By Lee Cullum, KERA 90.1 commentator

Dallas, TX – President Bush's guest-worker plan for immigrants has much to be said for it, but one thing cannot be overlooked. That is the burden it will impose on local hospitals unless Congress includes in this legislation funds to cover additional costs at facilities such as Parkland.

The problem is that Parkland already has a projected budget shortfall for the coming year of fifteen to twenty million dollars. These troubles flow in part from the state legislature cutting back the Children's health Insurance Program - called CHIP - which has cost Parkland $35 million, not to mention the federal mandate that residents can work only 80 hours a week, where before it was 120. This, no doubt, is better for the residents, and the patients, but it is a financial blow to Parkland.

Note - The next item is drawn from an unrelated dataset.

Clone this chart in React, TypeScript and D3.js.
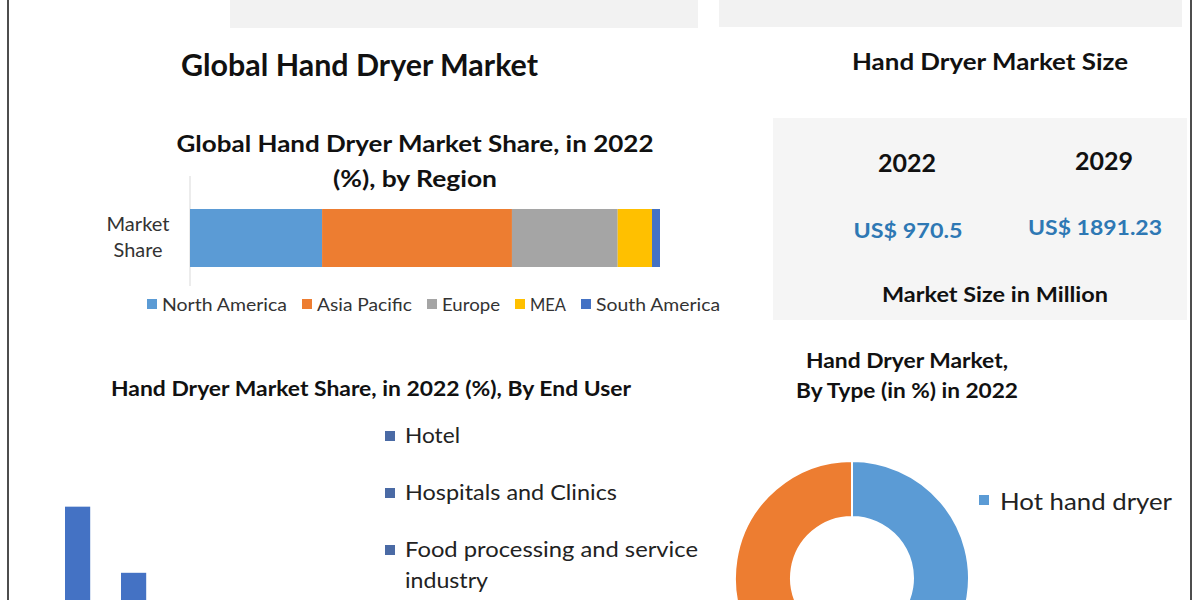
import React from "react";
import * as d3 from "d3";

const regions = ["North America", "Asia Pacific", "Europe", "MEA", "South America"];
const regionShare = [28.1, 40.4, 22.5, 7.3, 1.7];
const regionColors = ["#5b9bd5", "#ed7d31", "#a5a5a5", "#ffc000", "#4472c4"];

const endUsers = ["Hotel", "Hospitals and Clinics", "Food processing and service industry"];
const endUserShare = [40, 27.6, 22];

const types = ["Hot hand dryer", "Jet air hand dryer"];
const typeShare = [55, 45];
const typeColors = ["#5b9bd5", "#ed7d31"];

const sizeYears = ["2022", "2029"];
const sizeValues = ["US$ 970.5", "US$ 1891.23"];

const FONT = "Lato, 'Open Sans', sans-serif";

// layout-only: rendered widths of the legend labels
const regionLegendWidths = [125, 95, 58, 36, 124];

export default function App() {
  // Stacked region bar
  const xReg = d3.scaleLinear().domain([0, 100]).range([190, 660]);
  const yReg = d3.scaleBand().domain(["Market Share"]).range([209, 267]).padding(0);
  const row: any = { cat: "Market Share" };
  regions.forEach((r, i) => (row[r] = regionShare[i]));
  const stacked = d3.stack().keys(regions)([row]);

  // sequential legend layout
  const legX: number[] = [];
  let cx = 147;
  regionLegendWidths.forEach((w) => {
    legX.push(cx);
    cx += 10 + 5 + w + 15;
  });

  // End user bars
  const xEU = d3.scaleBand().domain(endUsers).range([49.6, 217.6]).paddingInner(0.55).paddingOuter(0.275);
  const yEU = d3.scaleLinear().domain([0, 45]).range([720, 480]);

  // Donut
  const pie = d3.pie<number>().sort(null).value((d) => d);
  const arcs = pie(typeShare);
  const arc = d3.arc<any>().innerRadius(61).outerRadius(117);

  const euLegendY = [443, 500, 557];
  const euWidths = [55, 212, 293];
  const typeLegendY = types.map((_, i) => 510 + i * 110).filter((y) => y < 590);

  return (
    <svg
      width={1200}
      height={600}
      viewBox="0 0 1200 600"
      style={{ position: "absolute", left: 0, top: 0, background: "#fff", fontFamily: FONT }}
    >
      <rect x={0} y={0} width={1200} height={600} fill="#ffffff" />
      {/* top grey panels */}
      <rect x={230} y={-4} width={468} height={32} fill="#f2f2f2" />
      <rect x={719} y={-4} width={463} height={31} fill="#f2f2f2" />

      {/* frame */}
      <line x1={8} y1={0} x2={8} y2={600} stroke="#4d4d4d" strokeWidth={2} />
      <line x1={1191} y1={0} x2={1191} y2={600} stroke="#4d4d4d" strokeWidth={2} />

      {/* Main title */}
      <text x={181} y={76} fontSize={30} fontWeight={700} fill="#111" textLength={357} lengthAdjust="spacingAndGlyphs">
        Global Hand Dryer Market
      </text>

      {/* Region stacked bar */}
      <text x={415} y={152} textAnchor="middle" fontSize={22} fontWeight={700} fill="#111" textLength={477} lengthAdjust="spacingAndGlyphs">
        Global Hand Dryer Market Share, in 2022
      </text>
      <text x={415} y={187} textAnchor="middle" fontSize={22} fontWeight={700} fill="#111" textLength={164} lengthAdjust="spacingAndGlyphs">
        (%), by Region
      </text>
      <line x1={190} y1={176} x2={190} y2={286} stroke="#d9d9d9" strokeWidth={1} />
      <text x={138} y={231} textAnchor="middle" fontSize={19} fill="#333" textLength={63} lengthAdjust="spacingAndGlyphs">Market</text>
      <text x={138} y={257} textAnchor="middle" fontSize={19} fill="#333" textLength={49} lengthAdjust="spacingAndGlyphs">Share</text>
      {stacked.map((s, i) =>
        s.map((d, j) => (
          <rect
            key={`${i}-${j}`}
            x={xReg(d[0])}
            y={yReg("Market Share")}
            width={xReg(d[1]) - xReg(d[0])}
            height={yReg.bandwidth()}
            fill={regionColors[i]}
          />
        ))
      )}
      {regions.map((r, i) => (
        <g key={r}>
          <rect x={legX[i]} y={299} width={10} height={10} fill={regionColors[i]} />
          <text x={legX[i] + 15} y={311} fontSize={18} fill="#333" textLength={regionLegendWidths[i]} lengthAdjust="spacingAndGlyphs">{r}</text>
        </g>
      ))}

      {/* Market size panel */}
      <text x={990} y={70} textAnchor="middle" fontSize={22} fontWeight={700} fill="#111" textLength={276} lengthAdjust="spacingAndGlyphs">
        Hand Dryer Market Size
      </text>
      <rect x={773} y={118} width={414} height={202} fill="#f5f5f5" />
      {sizeYears.map((yr, i) => (
        <text key={yr} x={[907, 1104][i]} y={[172, 170][i]} textAnchor="middle" fontSize={25} fontWeight={700} fill="#111">
          {yr}
        </text>
      ))}
      {sizeValues.map((v, i) => (
        <text key={v} x={[908, 1095][i]} y={[238, 235][i]} textAnchor="middle" fontSize={21} fontWeight={700} fill="#2e78b4"
          textLength={[109, 134][i]} lengthAdjust="spacingAndGlyphs">
          {v}
        </text>
      ))}
      <text x={995} y={302} textAnchor="middle" fontSize={21} fontWeight={700} fill="#111" textLength={226} lengthAdjust="spacingAndGlyphs">
        Market Size in Million
      </text>

      {/* End user chart */}
      <text x={371} y={396} textAnchor="middle" fontSize={20} fontWeight={700} fill="#111" textLength={520} lengthAdjust="spacingAndGlyphs">
        Hand Dryer Market Share, in 2022 (%), By End User
      </text>
      {endUsers.map((c, i) => (
        <rect key={c} x={xEU(c)} y={yEU(endUserShare[i])} width={xEU.bandwidth()} height={yEU(0) - yEU(endUserShare[i])} fill="#4472c4" />
      ))}
      {endUsers.map((c, i) => (
        <g key={"l" + c}>
          <rect x={385} y={euLegendY[i] - 12} width={10} height={10} fill="#4a6aa5" />
          {i < 2 ? (
            <text x={405} y={euLegendY[i]} fontSize={22} fill="#222" textLength={euWidths[i]} lengthAdjust="spacingAndGlyphs">{c}</text>
          ) : (
            <text x={405} y={euLegendY[i]} fontSize={22} fill="#222">
              <tspan x={405} textLength={euWidths[i]} lengthAdjust="spacingAndGlyphs">Food processing and service</tspan>
              <tspan x={405} dy={31} textLength={83} lengthAdjust="spacingAndGlyphs">industry</tspan>
            </text>
          )}
        </g>
      ))}

      {/* Donut */}
      <text x={907} y={368} textAnchor="middle" fontSize={21} fontWeight={700} fill="#111" textLength={202} lengthAdjust="spacingAndGlyphs">Hand Dryer Market,</text>
      <text x={907} y={398} textAnchor="middle" fontSize={21} fontWeight={700} fill="#111" textLength={222} lengthAdjust="spacingAndGlyphs">
        By Type (in %) in 2022
      </text>
      <g transform="translate(852,578)">
        {arcs.map((a, i) => (
          <path key={i} d={arc(a) as string} fill={typeColors[i]} stroke="#fff" strokeWidth={2} />
        ))}
      </g>
      {typeLegendY.map((y, i) => (
        <g key={types[i]}>
          <rect x={979} y={y - 15} width={10} height={10} fill={typeColors[i]} />
          <text x={1000} y={y} fontSize={24} fill="#222" textLength={172} lengthAdjust="spacingAndGlyphs">{types[i]}</text>
        </g>
      ))}
    </svg>
  );
}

As a result of all of this, Parkland CEO Ron Anderson has been forced to put on hold his hopes to construct a $460 million building to accommodate day surgery and a birthing center. Also in danger are the primary care clinics the hospital operates throughout the county. If they should be closed, or their services reduced, their patients would flock to the emergency rooms of Baylor, Methodist, Presbyterian and other hospitals, exacerbating the strain already felt in those quarters.

It cannot be overlooked that whatever happens at Parkland is felt by other hospitals across the region. Sick people just don't go away. They go other places for help. Somehow the bill must be paid. If it isn't the taxpayers who fund the care of the indigent, it will be patients at other institutions in the area.

The stress at Parkland has put Ron Anderson at odds with some of his board members who resist his zeal for serving the poor and insist on reductions that he deplores. He is also on a collision course with County Commissioner Jim Jackson, who has taken up where longtime County Judge from years ago Lew Sterrett left off, calling for cuts at the public facility, undermining Southwestern Medical School, which relies on Parkland as its teaching hospital. Less care for the indigent means doctors at Southwestern are forced to do less than their best. Everybody loses.

The Commissioners Court is planning a study of the situation but that may come too late to avert the coming crisis. Before long, Parkland may have no choice but to ration health care, and that is neither fair nor acceptable to Americans for any of their citizens.

Those who oppose Ron Anderson are in danger of using this battle to obscure for themselves the real issue: there is no getting away from the need for a tax increase in the hospital district. Republican commissioners will not like it. John Wiley Pricem, the lone Democrat, may or may not support it. But it is the only way to salvage medical care for the poor in this county. Maybe Congress will see the necessity of funding health care for guest workers, but that will not save Parkland from its current distress. Rescue will have to come from the taxpayers of Dallas.